The first Snowy I saw sat nonchalantly on the edge of a pier in the marina, mostly with its back to me, but occasionally regaling me with a slick turn of its head. I was inordinately pleased, because I’d accomplished my mission, but I can’t say I was entirely satisfied. You see, this owl was shown to me by a friendly couple I saw with binoculars. As I was starting at the five lonely gadwall by the shore, out of sheer desperation, I started scanning for people walking along the path and eventually pointed my binoculars straight at a couple pointing their binoculars and gesticulating wildly toward the marina. So I abandoned the gadwall and ran through the reeds toward the couple, nearly slipped on the ice, and nonchalantly asked them if they’d seen anything exciting. In response, they pointed to the Snowy and I responded with shrieks of joy.
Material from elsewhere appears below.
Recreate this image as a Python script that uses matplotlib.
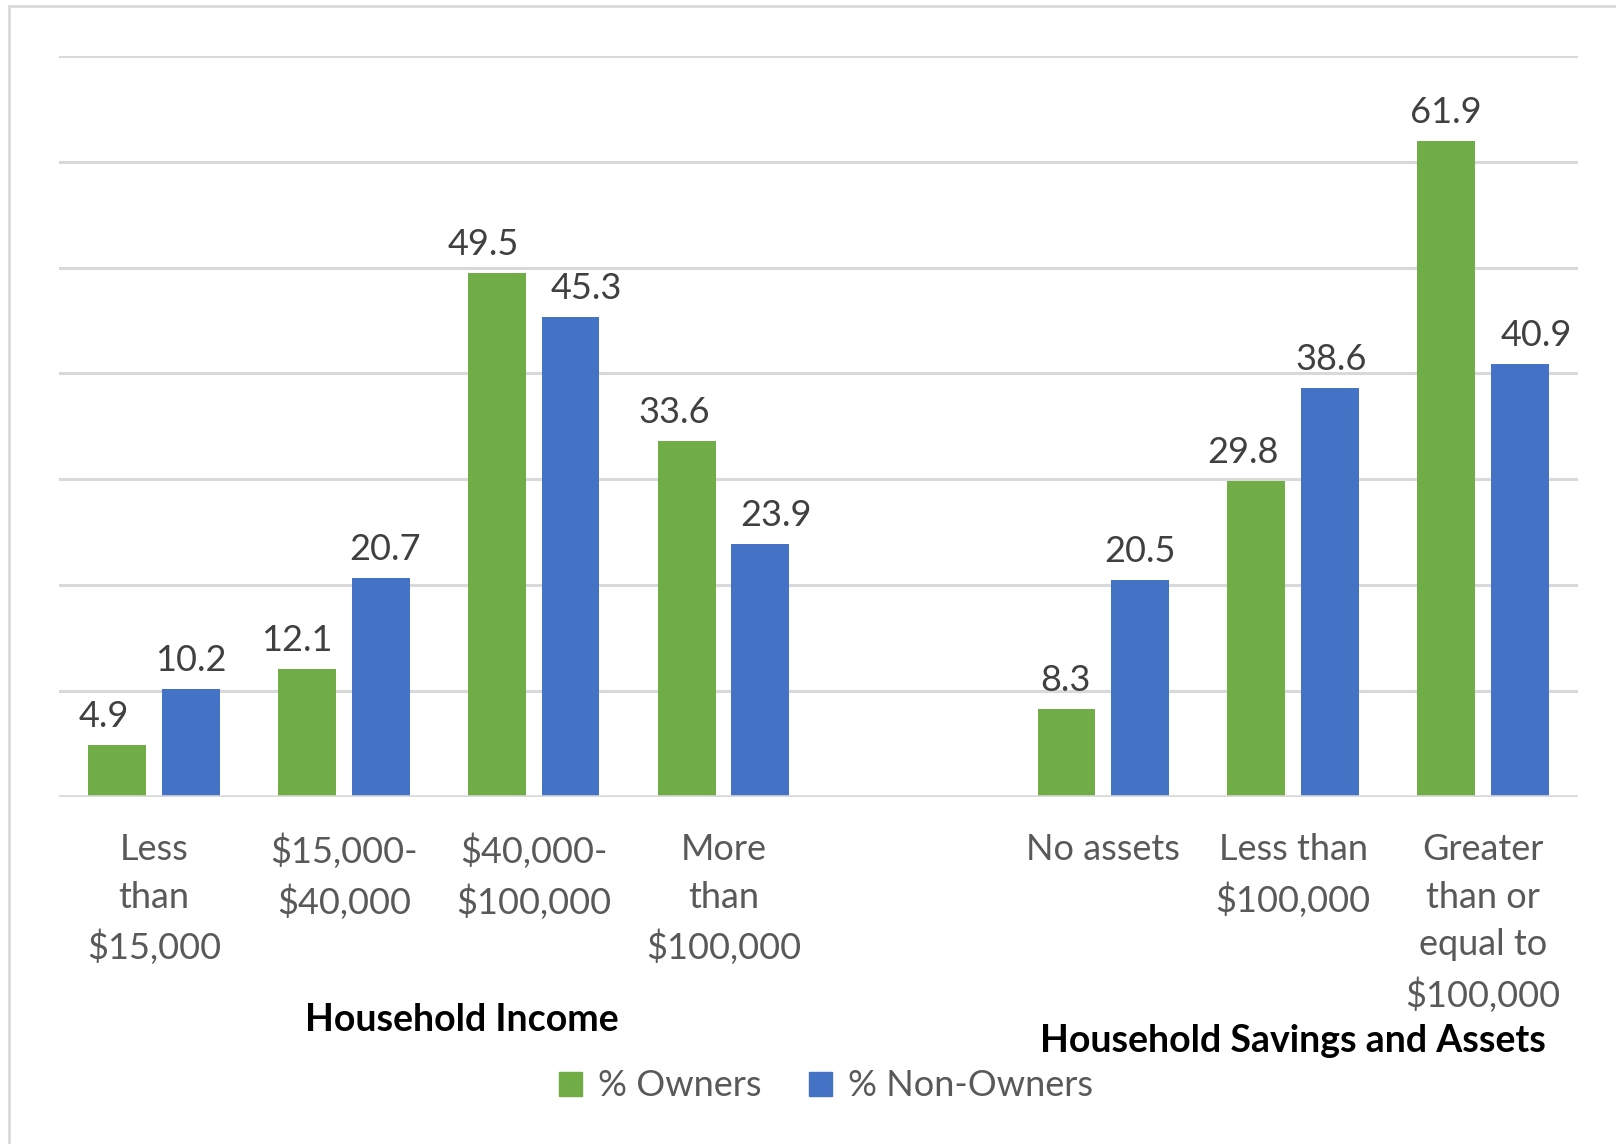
import numpy as np
import matplotlib
matplotlib.use('Agg')
import matplotlib.pyplot as plt
from matplotlib.patches import Rectangle, Patch

# Survey shares by household income and by savings/assets
categories = ['Less\nthan\n$15,000', '$15,000-\n$40,000', '$40,000-\n$100,000',
              'More\nthan\n$100,000', '', 'No assets', 'Less than\n$100,000',
              'Greater\nthan or\nequal to\n$100,000']
owners = [4.9, 12.1, 49.5, 33.6, None, 8.3, 29.8, 61.9]
non_owners = [10.2, 20.7, 45.3, 23.9, None, 20.5, 38.6, 40.9]
group_titles = ['Household Income', 'Household Savings and Assets']

GREEN = '#70ad47'
BLUE = '#4472c4'
GRID = '#d9d9d9'
TEXT = '#595959'
LABEL = '#404040'

plt.rcParams['font.family'] = ['Lato', 'DejaVu Sans']

W, H = 1616, 1144
fig = plt.figure(figsize=(W / 100, H / 100), dpi=100)

# outer chart frame
fig.patches.append(Rectangle((9 / W, -0.05), 1.2, 1 - 6 / H + 0.05,
                             transform=fig.transFigure, fill=False,
                             edgecolor=GRID, linewidth=2))

ax = fig.add_axes([59 / W, 1 - 797 / H, (1578 - 59) / W, (797 - 55.7) / H])
ax.set_xlim(-0.5, len(categories) - 0.5)
ax.set_ylim(0, 70)

x = np.arange(len(categories))
bw = 0.305
off = 0.194

# horizontal grid
for v in range(10, 71, 10):
    ax.axhline(v, color=GRID, linewidth=2.2, zorder=0)
ax.axhline(0, color=GRID, linewidth=2.6, zorder=3)

# small horizontal nudges (pixels) so neighbouring labels don't collide
nudge_own = [-13, -10, -14, -13, 0, -1, -13, 0]
nudge_non = [0, 4, 16, 16, 0, 0, 1, 16]

for i in x:
    if owners[i] is None:
        continue
    ax.bar(i - off, owners[i], bw, color=GREEN, zorder=2)
    ax.bar(i + off, non_owners[i], bw, color=BLUE, zorder=2)
    ax.annotate(f'{owners[i]:.1f}', (i - off, owners[i]),
                xytext=(nudge_own[i] * 0.72, 13), textcoords='offset points',
                ha='center', va='baseline', fontsize=26, color=LABEL)
    ax.annotate(f'{non_owners[i]:.1f}', (i + off, non_owners[i]),
                xytext=(nudge_non[i] * 0.72, 13), textcoords='offset points',
                ha='center', va='baseline', fontsize=26, color=LABEL)

ax.set_xticks(x)
ax.set_xticklabels(categories, fontsize=26, color=TEXT, linespacing=1.54)
ax.tick_params(axis='x', length=0, pad=26)
ax.set_yticks([])
for s in ax.spines.values():
    s.set_visible(False)

# group titles under the category labels
ax.annotate(group_titles[0], (1.62, 1 - 1020 / H), xycoords=('data', 'figure fraction'),
            ha='center', va='center', fontsize=27, fontweight='bold', color='black')
ax.annotate(group_titles[1], (6.0, 1 - 1041 / H), xycoords=('data', 'figure fraction'),
            ha='center', va='center', fontsize=27, fontweight='bold', color='black')

handles = [Patch(color=GREEN, label='% Owners'), Patch(color=BLUE, label='% Non-Owners')]
leg = fig.legend(handles=handles, loc='center', bbox_to_anchor=(826 / W, 1 - 1086 / H),
                 ncol=2, frameon=False, fontsize=26, handlelength=0.65, handleheight=0.65,
                 handletextpad=0.45, columnspacing=1.3)
for t in leg.get_texts():
    t.set_color(TEXT)

fig.savefig('out.png', dpi=100, facecolor='white')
But I still wanted more. I decided I’d give myself another hour, and kept walking further along the shore, scanning everything, including trees and posts and even high up in the sky because you never know from whence a Snowy might descend. I might have been getting a little delirious at this point. I passed the frozen pond where I had seen the Fork-tailed Flycatcher during a heatwave back in September, and the adjacent pond where I’d seen the Tricolored Heron on a sweltering day in July, and then I turned toward the shore again and put my binoculars up just for kicks, because a snowy couldn’t possibly be that easy to see, it couldn’t possibly be right in front of me, surely that must be yet another rock that I’m looking at. And there it was. Majestic and regal and staring right at me. I stood there watching the owl bounce about, hopping from rock to rock, acting as if she owned the entire beach. I stood there until I very nearly froze. And then I looked some more. My very first solo Snowy Owl sighting.
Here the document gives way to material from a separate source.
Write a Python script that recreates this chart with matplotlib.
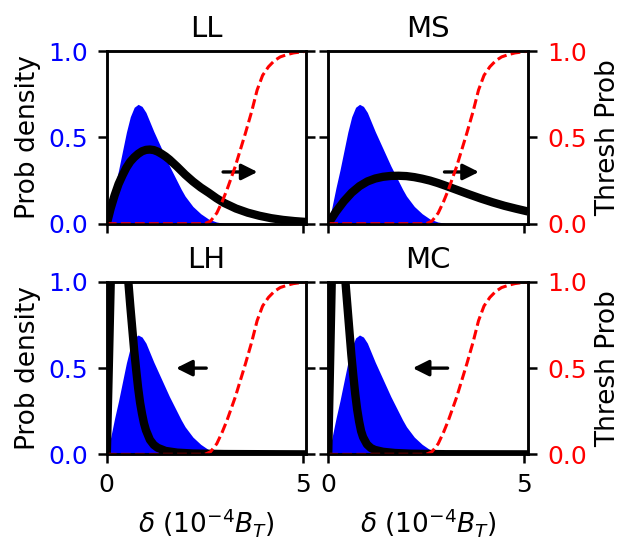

I finally felt that the year had begun.

 

Hairy Duet

Beloved Birders!

I snuck out to a nearby park to see my first bird of the year — largely because I didn’t want bird #1 to be a House Sparrow — and saw…..an American Robin! So this might be the year of the Turdus migratorius, awful as that sounds. But turdus means thrush, and not that’s not at all a bad way to begin. After bemoaning the fact that my year began in such an ordinary way, I happened upon a duet of Hairy Woodpeckers, hammering away at a complicated syncopated rhythm that would have made my drummer brother-in-law proud. So perhaps not that ordinary after all. And soon the Hairys were joined by a Downy, and a fly-over Red-tailed Hawk and a few Song and American Tree Sparrows. I heard nuthatches and goldfinches and Black-capped Chickadees. Reluctantly, I had to tear myself away from the woodpeckers as they worked through their technically sophisticated drumming passage in order to get to my grandmother’s 87th birthday on time.

The day before, on New Year’s Eve, I treated myself to a three hour walk in my favorite Toronto park, Ashbridges Bay, and came across two intrepid kayakers as they positioned their boats on the frozen shore of Lake Ontario, hop inside and shimmy their way into the water. I couldn’t take my eyes of them, and shivered in their stead. I marvelled at their fearlessness. So cold, and yet here they were, paddling, one stroke after another.
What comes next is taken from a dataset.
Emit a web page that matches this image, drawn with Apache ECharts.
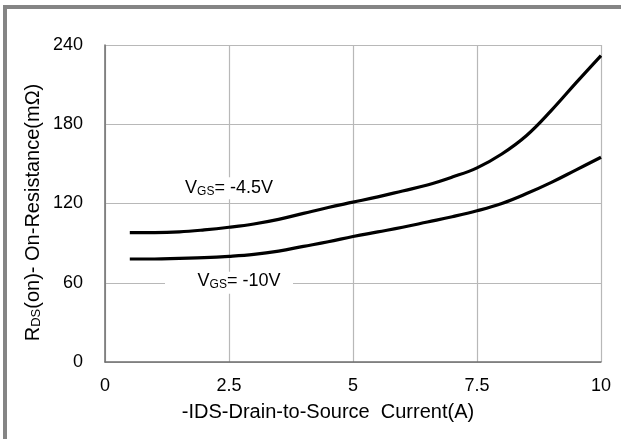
<!DOCTYPE html>
<html>
<head>
<meta charset="utf-8">
<script src="https://cdn.jsdelivr.net/npm/echarts@6/dist/echarts.min.js"></script>
<style>
html, body { margin: 0; padding: 0; background: #fff; }
#chart { width: 621px; height: 439px; }
</style>
</head>
<body>
<div id="chart"></div>
<script>
// drain current (A)
var current = [0.5, 1, 1.5, 2, 2.5, 3, 3.5, 4, 4.5, 5, 5.5, 6, 6.5, 7, 7.5, 8, 8.5, 9, 9.5, 10];
// on-resistance (mOhm)
var rdsVgs45 = [98, 98, 98.5, 100, 102, 104.5, 108, 112.5, 117, 121, 125, 129.5, 134, 140, 147, 157.5, 171.5, 190.5, 211.5, 232];
var rdsVgs10 = [78, 78, 78.5, 79, 80, 81.5, 84, 87.5, 91, 95, 98.5, 102, 106, 110, 114.5, 120, 127.5, 136, 145.5, 155];
var xTicks = [0, 2.5, 5, 7.5, 10];
var yTicks = [0, 60, 120, 180, 240];

function pairs(xs, ys) {
	var out = [];
	for (var i = 0; i < xs.length; i++) {
		out.push([xs[i], ys[i]]);
	}
	return out;
}

var fontName = "'Liberation Sans', Arial, sans-serif";

var vgsRich = {
	m: { fontFamily: fontName, fontSize: 18, color: '#000' },
	s: { fontFamily: fontName, fontSize: 12, color: '#000', verticalAlign: 'bottom', padding: [7, 0, 0, 0] }
};

var chart = echarts.init(document.getElementById('chart'));
var option = {
	backgroundColor: '#fff',
	animation: false,
	grid: { left: 105, right: 20, top: 45, bottom: 77 },
	graphic: [
		{ type: 'rect', shape: { x: 3, y: 5, width: 4, height: 434 }, style: { fill: '#858585' } },
		{ type: 'rect', shape: { x: 3, y: 5, width: 618, height: 4 }, style: { fill: '#858585' } }
	],
	xAxis: {
		type: 'value',
		min: xTicks[0],
		max: xTicks[xTicks.length - 1],
		interval: 2.5,
		name: '-IDS-Drain-to-Source  Current(A)',
		nameLocation: 'middle',
		nameGap: 40,
		nameMoveOverlap: false,
		nameTextStyle: { fontFamily: fontName, fontSize: 20, color: '#000', padding: [0, 50, 0, 0] },
		axisLine: { lineStyle: { color: '#6e6e6e', width: 1.5 } },
		axisTick: { show: false },
		axisLabel: { fontFamily: fontName, fontSize: 18, color: '#000', margin: 15 },
		splitLine: { lineStyle: { color: '#b8b8b8', width: 1.2 } }
	},
	yAxis: {
		type: 'value',
		min: yTicks[0],
		max: yTicks[yTicks.length - 1],
		interval: 60,
		name: '{m|R}{s|DS}{m|(on)- On-Resistance(mΩ)}',
		nameLocation: 'middle',
		nameGap: 62,
		nameMoveOverlap: false,
		nameRotate: 90,
		nameTextStyle: {
			padding: [0, 18, 0, 0],
			rich: {
				m: { fontFamily: fontName, fontSize: 20, color: '#000' },
				s: { fontFamily: fontName, fontSize: 13, color: '#000', verticalAlign: 'bottom', lineHeight: 14 }
			}
		},
		axisLine: { show: true, lineStyle: { color: '#6e6e6e', width: 1.5 } },
		axisTick: { show: false },
		axisLabel: { fontFamily: fontName, fontSize: 18, color: '#000', margin: 22 },
		splitLine: { lineStyle: { color: '#b8b8b8', width: 1.2 } }
	},
	series: [
		{
			name: 'VGS=-4.5V',
			type: 'line',
			smooth: 0.4,
			showSymbol: false,
			data: pairs(current, rdsVgs45),
			lineStyle: { color: '#000', width: 3.2 },
			markPoint: {
				symbol: 'rect',
				symbolSize: [100, 22],
				itemStyle: { color: '#fff' },
				label: {
					show: true,
					formatter: '{m|V}{s|GS}{m|= -4.5V}',
					rich: vgsRich
				},
				data: [{ coord: [2.5, 131.5] }]
			}
		},
		{
			name: 'VGS=-10V',
			type: 'line',
			smooth: 0.4,
			showSymbol: false,
			data: pairs(current, rdsVgs10),
			lineStyle: { color: '#000', width: 3.2 },
			markPoint: {
				symbol: 'rect',
				symbolSize: [128, 22],
				itemStyle: { color: '#fff' },
				label: {
					show: true,
					offset: [10, -2],
					formatter: '{m|V}{s|GS}{m|= -10V}',
					rich: vgsRich
				},
				data: [{ coord: [2.5, 60] }]
			}
		}
	]
};
chart.setOption(option);
</script>
</body>
</html>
It dawned on me that I had spent so much of 2017 afraid — both for our planet, my beloved birds, and sundry other things. I want 2018 to be a different kind of year. I have great admiration for those kayakers who set out on their journey in spite of the cold, who put their boat in the water simply because they wanted to, who weren’t questioning is this the right thing to do? Am I doing it right? will this get me to where I want to be? what if I fail? what if I’m too old for this? What if nobody cares? No, the kayakers asked no such questions: they just jumped right in and did it. I’m going to borrow some of their fearless spirit and optimism this year.

But 2017 wasn’t all fear and gloom — I had fantastic moments, exciting publications, lectures that I’m really proud of, amazing visits with friends and family, and the year was bookended by two phenomenal films: “Toni Erdmann” and Agnes Varda’s luminous “Faces Places.” In early December, we traveled to Curacao for a week and I saw a Crested Caracara and Magnificent Frigatebirds and Venezuelan Troupials galore. The day after our return, during our Christmas Bird Count, I was welcomed home by a Harlequin Duck. On the penultimate day of 2017 I scanned a raft of hundreds of Scaup and managed to find the lone Scoter. Of course I misidentified him initially as a Black Scoter, but upon coming home and opening my field guide, I corrected myself: it was a White-winged. And the fact that I had found him myself, misidentified him and then correctly re-identified him made the White-winged Scoter my favorite bird of the year.

And the very best part of 2017? My binoculars got their best workout yet — I managed to get out at least three times/week, even if some of the outings were no longer than an hour. Carl Zeiss would be proud.

Happy New Year, beloved birders. And thanks for reading.